WHAT THIS TASK INVOLVES: Could you write out the opening lines of the data, word for word, stopping after the line that contains "const seriesNames = ['всего', 'международная"?

SUPPLIED MATERIAL:
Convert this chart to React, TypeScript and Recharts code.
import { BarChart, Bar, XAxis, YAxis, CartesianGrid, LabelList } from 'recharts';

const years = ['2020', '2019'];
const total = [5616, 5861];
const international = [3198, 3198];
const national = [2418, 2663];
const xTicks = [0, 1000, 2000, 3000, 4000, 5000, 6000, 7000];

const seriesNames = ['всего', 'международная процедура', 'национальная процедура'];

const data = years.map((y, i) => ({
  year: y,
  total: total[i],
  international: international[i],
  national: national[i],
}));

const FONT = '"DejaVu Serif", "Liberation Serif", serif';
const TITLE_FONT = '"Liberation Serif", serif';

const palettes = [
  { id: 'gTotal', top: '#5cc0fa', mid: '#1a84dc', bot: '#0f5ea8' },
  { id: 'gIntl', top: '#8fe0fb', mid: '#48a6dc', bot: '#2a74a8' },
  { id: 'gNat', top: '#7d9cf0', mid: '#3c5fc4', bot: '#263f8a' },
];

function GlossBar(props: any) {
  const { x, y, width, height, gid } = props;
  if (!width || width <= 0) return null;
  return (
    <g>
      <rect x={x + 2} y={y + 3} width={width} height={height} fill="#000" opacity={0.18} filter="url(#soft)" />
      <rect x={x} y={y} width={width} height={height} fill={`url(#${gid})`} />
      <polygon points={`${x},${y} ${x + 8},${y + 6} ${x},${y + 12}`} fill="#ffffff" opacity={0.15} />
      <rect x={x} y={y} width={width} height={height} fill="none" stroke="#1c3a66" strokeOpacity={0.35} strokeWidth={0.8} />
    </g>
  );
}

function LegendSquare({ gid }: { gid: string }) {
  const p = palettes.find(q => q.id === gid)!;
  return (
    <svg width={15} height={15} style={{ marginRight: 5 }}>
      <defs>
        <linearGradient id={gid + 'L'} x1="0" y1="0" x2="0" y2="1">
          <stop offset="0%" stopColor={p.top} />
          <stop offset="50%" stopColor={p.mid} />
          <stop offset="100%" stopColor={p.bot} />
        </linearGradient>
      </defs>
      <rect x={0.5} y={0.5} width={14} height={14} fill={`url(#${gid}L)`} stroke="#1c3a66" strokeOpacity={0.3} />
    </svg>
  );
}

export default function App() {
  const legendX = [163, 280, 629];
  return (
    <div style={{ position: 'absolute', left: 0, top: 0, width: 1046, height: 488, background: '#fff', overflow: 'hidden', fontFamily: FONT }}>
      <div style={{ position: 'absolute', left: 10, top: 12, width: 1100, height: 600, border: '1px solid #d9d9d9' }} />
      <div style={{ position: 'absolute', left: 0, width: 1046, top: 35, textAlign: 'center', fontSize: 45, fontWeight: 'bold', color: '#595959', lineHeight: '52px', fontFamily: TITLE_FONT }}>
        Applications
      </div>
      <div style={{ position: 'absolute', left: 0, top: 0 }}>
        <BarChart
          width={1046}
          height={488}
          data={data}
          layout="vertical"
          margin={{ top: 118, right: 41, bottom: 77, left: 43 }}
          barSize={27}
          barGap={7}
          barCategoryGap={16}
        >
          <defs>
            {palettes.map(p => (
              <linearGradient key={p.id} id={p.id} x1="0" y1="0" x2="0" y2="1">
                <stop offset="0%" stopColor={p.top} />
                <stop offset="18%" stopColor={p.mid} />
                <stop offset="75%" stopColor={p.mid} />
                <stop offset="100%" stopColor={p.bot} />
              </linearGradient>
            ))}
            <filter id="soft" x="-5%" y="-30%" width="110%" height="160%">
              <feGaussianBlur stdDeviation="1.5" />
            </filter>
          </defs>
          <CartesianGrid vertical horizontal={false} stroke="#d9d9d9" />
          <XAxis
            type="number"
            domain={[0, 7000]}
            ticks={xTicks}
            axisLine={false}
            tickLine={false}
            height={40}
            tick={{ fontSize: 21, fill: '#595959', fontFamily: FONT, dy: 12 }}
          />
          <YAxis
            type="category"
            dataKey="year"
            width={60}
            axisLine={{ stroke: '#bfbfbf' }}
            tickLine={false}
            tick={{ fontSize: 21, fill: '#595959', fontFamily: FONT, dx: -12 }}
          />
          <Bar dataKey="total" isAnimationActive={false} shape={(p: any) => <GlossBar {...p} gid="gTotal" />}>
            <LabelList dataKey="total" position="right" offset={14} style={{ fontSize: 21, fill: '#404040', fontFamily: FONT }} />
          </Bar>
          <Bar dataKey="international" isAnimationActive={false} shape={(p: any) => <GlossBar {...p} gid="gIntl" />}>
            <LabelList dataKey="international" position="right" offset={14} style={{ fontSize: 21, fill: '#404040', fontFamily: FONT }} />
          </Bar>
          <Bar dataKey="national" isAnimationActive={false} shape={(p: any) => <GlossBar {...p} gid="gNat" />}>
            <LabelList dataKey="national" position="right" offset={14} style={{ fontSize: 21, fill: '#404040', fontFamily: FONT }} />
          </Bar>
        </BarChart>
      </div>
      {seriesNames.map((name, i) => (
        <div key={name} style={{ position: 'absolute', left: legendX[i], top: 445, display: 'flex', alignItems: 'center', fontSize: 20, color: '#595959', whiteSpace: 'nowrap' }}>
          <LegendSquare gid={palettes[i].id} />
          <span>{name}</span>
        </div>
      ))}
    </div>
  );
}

SOLUTION:
Convert this chart to React, TypeScript and Recharts code.
import { BarChart, Bar, XAxis, YAxis, CartesianGrid, LabelList } from 'recharts';

const years = ['2020', '2019'];
const total = [5616, 5861];
const international = [3198, 3198];
const national = [2418, 2663];
const xTicks = [0, 1000, 2000, 3000, 4000, 5000, 6000, 7000];

const seriesNames = ['всего', 'международная процедура', 'национальная процедура'];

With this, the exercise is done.